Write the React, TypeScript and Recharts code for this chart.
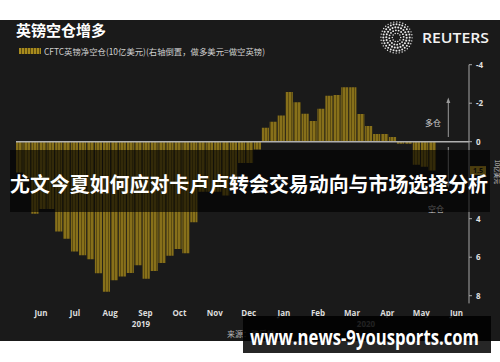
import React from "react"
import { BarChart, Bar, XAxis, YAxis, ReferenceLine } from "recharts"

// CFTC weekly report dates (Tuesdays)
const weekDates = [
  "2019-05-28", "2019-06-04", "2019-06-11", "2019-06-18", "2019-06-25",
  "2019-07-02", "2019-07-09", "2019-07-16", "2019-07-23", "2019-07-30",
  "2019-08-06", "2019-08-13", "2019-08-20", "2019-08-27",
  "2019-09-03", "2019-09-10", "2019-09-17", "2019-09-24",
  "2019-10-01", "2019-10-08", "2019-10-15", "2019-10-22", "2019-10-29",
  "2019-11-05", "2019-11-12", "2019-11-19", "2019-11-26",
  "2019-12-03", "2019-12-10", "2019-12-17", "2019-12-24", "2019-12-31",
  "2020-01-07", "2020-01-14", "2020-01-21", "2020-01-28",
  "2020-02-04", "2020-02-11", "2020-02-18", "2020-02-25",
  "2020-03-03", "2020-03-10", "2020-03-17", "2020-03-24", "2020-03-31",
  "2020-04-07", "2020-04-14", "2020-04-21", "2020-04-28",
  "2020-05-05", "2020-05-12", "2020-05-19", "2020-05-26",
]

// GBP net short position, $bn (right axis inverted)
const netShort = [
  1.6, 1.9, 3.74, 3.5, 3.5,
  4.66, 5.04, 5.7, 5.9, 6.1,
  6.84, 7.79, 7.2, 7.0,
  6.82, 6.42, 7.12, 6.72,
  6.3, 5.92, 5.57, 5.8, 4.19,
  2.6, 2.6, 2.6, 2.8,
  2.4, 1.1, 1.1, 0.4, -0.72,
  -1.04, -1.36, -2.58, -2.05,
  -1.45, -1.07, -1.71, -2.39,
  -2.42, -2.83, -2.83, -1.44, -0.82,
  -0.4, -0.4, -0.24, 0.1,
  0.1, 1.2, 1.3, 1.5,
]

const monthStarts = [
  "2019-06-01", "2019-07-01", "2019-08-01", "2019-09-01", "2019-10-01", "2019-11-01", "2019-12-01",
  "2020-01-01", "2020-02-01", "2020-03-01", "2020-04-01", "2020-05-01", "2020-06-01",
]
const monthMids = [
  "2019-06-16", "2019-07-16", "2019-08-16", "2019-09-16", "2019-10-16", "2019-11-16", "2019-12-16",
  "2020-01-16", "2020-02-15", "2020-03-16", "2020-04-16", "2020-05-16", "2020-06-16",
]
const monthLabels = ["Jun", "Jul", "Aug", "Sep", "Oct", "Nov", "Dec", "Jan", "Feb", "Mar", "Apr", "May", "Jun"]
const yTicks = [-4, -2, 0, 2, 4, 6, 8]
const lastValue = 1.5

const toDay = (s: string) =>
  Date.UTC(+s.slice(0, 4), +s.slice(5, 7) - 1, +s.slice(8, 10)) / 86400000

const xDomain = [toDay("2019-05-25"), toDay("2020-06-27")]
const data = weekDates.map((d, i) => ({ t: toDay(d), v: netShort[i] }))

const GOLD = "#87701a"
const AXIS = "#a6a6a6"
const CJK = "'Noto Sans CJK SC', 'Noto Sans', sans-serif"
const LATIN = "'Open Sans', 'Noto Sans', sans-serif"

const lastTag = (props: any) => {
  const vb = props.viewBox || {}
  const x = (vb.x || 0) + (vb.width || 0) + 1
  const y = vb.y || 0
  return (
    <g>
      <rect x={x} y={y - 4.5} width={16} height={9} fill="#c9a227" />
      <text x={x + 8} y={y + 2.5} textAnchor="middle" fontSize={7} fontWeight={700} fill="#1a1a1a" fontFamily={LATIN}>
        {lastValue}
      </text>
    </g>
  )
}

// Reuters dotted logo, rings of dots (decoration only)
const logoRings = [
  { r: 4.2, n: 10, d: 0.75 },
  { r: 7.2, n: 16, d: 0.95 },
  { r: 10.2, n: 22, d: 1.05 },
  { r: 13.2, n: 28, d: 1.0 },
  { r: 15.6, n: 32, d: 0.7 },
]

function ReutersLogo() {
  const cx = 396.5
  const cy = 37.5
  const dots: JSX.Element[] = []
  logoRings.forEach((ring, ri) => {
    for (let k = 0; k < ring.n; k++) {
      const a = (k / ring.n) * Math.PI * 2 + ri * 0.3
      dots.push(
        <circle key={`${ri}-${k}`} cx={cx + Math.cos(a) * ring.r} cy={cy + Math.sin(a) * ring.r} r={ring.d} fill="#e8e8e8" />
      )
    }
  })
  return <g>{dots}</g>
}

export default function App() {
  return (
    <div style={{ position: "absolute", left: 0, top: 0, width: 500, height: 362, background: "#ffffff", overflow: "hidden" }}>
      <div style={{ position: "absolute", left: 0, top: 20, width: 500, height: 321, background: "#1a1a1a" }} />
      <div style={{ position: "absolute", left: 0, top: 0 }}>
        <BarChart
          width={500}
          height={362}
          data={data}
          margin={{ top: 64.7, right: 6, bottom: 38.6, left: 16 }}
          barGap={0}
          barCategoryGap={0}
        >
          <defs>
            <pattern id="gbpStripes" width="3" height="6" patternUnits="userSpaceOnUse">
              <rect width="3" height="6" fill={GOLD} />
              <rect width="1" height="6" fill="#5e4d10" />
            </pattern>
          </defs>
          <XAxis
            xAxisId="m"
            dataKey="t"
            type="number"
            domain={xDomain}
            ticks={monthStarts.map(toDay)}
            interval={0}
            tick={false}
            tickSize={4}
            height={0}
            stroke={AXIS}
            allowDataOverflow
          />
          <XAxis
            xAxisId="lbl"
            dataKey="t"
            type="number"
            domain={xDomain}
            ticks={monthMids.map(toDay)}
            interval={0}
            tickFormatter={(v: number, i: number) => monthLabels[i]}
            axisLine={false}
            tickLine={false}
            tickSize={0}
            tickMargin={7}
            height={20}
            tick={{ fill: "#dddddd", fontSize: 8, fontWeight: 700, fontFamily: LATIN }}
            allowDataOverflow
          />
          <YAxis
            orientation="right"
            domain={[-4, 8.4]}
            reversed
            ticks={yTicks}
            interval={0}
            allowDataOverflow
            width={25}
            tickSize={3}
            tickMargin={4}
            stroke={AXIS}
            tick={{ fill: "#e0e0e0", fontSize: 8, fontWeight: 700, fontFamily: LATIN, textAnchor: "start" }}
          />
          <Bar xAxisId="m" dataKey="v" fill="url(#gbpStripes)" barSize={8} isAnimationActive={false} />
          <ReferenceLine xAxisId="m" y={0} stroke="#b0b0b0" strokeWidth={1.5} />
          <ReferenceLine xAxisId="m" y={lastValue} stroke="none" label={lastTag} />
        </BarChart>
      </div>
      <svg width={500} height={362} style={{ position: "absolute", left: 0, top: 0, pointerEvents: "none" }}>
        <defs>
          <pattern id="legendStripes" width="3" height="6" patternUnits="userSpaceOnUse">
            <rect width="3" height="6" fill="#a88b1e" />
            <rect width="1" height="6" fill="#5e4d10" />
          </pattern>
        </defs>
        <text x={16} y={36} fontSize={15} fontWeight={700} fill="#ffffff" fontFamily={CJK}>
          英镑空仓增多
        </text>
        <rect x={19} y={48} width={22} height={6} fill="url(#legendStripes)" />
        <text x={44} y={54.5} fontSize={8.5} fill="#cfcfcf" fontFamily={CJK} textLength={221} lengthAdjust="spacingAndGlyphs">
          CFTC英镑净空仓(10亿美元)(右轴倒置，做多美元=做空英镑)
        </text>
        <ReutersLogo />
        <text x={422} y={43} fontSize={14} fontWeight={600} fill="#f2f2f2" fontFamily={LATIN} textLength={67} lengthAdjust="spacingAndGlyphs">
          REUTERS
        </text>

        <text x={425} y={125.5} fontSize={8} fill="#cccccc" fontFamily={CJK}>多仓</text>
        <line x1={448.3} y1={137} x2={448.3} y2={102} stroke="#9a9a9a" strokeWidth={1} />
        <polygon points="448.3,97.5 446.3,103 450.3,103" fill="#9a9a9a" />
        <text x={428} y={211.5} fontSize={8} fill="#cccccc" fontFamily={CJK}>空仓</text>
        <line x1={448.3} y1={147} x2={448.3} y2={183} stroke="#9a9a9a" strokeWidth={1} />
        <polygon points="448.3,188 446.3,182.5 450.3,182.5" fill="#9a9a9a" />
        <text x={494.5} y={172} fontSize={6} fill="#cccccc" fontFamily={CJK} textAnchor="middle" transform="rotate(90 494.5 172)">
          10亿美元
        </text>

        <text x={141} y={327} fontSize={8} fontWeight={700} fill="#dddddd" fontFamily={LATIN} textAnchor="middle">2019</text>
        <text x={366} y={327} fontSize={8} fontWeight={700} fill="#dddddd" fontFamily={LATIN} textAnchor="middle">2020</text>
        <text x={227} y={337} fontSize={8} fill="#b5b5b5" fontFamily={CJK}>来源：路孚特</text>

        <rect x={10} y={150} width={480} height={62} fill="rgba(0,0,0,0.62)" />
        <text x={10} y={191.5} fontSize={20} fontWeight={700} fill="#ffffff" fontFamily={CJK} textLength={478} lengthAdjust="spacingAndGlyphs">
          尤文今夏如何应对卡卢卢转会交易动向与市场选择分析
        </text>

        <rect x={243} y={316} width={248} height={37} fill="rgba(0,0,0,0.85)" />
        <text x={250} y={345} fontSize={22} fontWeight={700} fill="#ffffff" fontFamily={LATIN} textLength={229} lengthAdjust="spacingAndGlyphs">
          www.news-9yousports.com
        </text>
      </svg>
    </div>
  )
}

**Exercise prompt**
Exactly restate the lines from the beginning of the data through the line with "XAxis, YAxis, ReferenceLine", and no others, keeping pictures out.

**Solution below**
Write the React, TypeScript and Recharts code for this chart.
import React from "react"
import { BarChart, Bar, XAxis, YAxis, ReferenceLine } from "recharts"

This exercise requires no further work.